>>>
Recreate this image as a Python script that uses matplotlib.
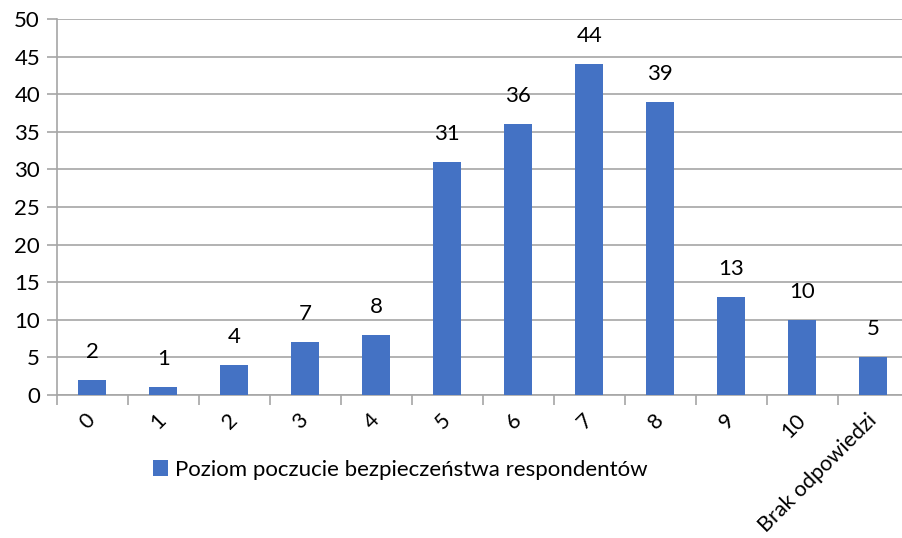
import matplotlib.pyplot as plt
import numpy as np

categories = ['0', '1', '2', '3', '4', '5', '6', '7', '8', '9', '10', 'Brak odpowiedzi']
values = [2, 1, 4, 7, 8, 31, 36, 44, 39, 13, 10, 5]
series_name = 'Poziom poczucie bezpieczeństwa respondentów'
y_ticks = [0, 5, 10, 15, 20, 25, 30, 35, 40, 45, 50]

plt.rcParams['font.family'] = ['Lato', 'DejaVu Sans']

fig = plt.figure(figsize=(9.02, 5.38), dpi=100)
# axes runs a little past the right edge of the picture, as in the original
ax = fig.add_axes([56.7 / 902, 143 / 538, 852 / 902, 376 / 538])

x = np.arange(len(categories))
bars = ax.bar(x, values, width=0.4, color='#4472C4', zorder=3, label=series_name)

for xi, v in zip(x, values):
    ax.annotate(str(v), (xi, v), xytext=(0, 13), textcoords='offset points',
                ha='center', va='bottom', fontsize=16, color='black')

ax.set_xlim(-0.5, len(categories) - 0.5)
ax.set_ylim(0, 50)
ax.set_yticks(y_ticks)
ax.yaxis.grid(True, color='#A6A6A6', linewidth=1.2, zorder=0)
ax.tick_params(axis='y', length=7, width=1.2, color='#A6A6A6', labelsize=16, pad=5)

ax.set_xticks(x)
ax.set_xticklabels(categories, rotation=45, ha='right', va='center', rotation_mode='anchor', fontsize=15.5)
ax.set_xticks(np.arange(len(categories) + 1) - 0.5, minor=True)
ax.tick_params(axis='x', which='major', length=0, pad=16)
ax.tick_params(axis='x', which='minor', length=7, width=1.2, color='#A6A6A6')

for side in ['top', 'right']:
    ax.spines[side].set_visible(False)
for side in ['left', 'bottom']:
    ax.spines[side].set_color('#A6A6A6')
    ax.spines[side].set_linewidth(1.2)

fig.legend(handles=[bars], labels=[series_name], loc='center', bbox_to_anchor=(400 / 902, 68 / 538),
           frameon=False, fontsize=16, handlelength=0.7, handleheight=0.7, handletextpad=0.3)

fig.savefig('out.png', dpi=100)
<<<
» **Exercise directions**: Exactly reproduce the run of lines from the start of the listing through the line with "import numpy as np", inclusive; pictures are not copied.

» **Exercise answer**:
Recreate this image as a Python script that uses matplotlib.
import matplotlib.pyplot as plt
import numpy as np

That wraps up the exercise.